Mr. Thomas has also dealt extensively in land in Bureau county, and sold a tract to the first Swede who settled in this vicinity. There are now so many of that nationality in the community that they have two established churches. It was through the influence of our subject that the post office of Thomas was established, and unknown to him it was named in his honor. He secured the post office route from New Bedford to Yorktown by way of that place where an intermediate office was established. He suggested the name of Lands End, but as the people wished a simpler name, they objected and he then suggested the name of Granger. But as that was the name of the poorest generals in the union army, it was also rejected, and unknown to our subject, the office was named Thomas. Mr. Thomas also had the post office started at Yorkville, which cost him two hundred and forty dollars. On coming to the county there had been no road laid out to his place and he had to buy a road across two and a half acres. The changes that have since taken place have been wonderful and rapid, and in the transformation of this section of the county he has borne an important part, reclaiming many acres which for years were considered useless.

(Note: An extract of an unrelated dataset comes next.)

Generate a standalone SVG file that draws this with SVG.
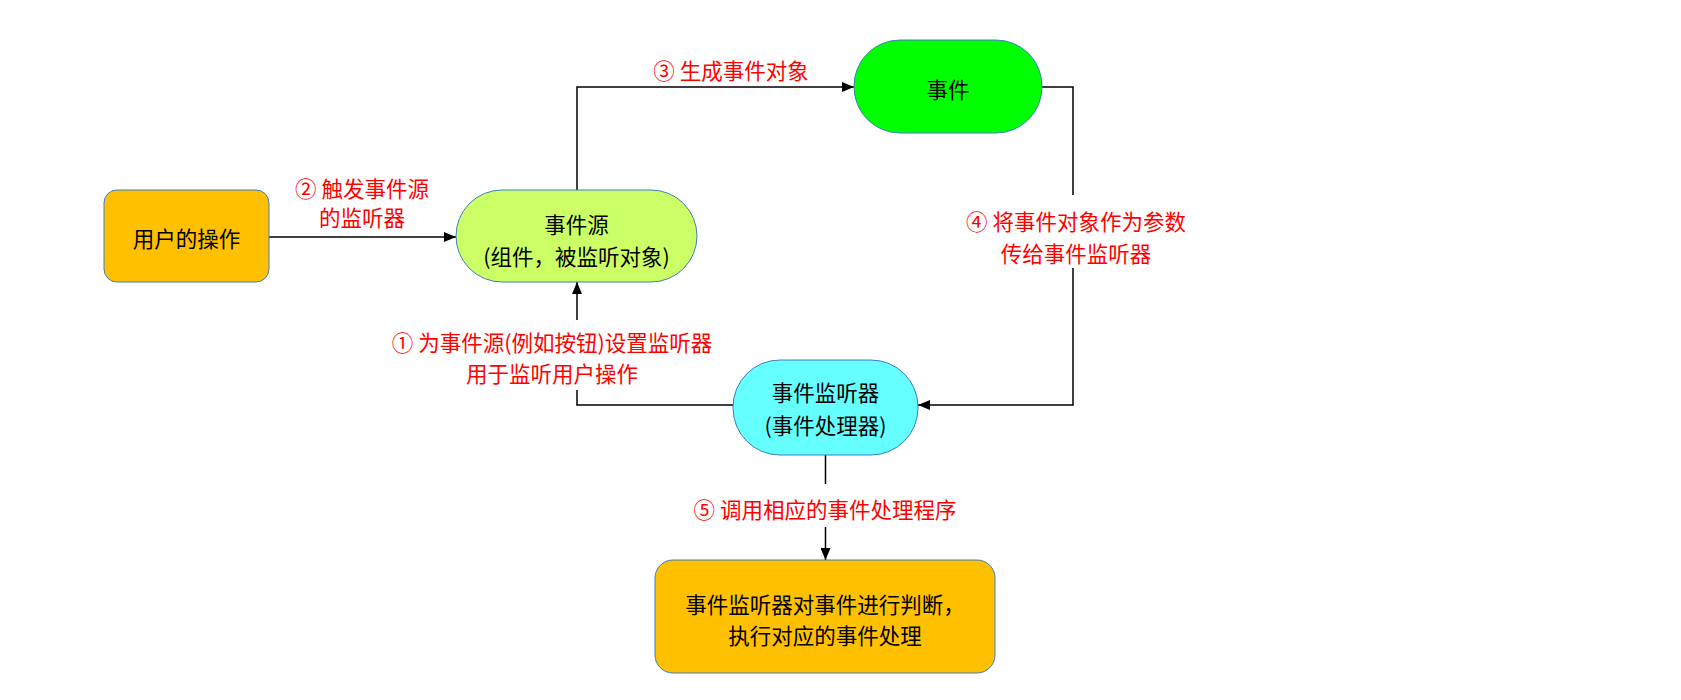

Politically, Mr. Thomas is one of the most reliable members of the democratic party, and cast his first vote for James Buchanan, but in 1860 and 1864 supported Lincoln for the presidency. He has served as a delegate to the various conventions of his party, and has most creditably filled the offices of pathmaster, school director, school trustee and supervisor of gold township for two terms, at the end of which time he refused to serve longer. He also refused to run for sheriff, and was elected to the office of justice of the peace, bu would not qualify. He holds membership inYorktown lodge, No. 365, F. & A. M., at Tampico, which he joined in 1871. He has taken a lively interest in matters pertaining to the progress and development of his adoptied country, is one of its most public-spirited and enterprising citizens, and no man within its borders is more widely or favorably known than Washington Thomas.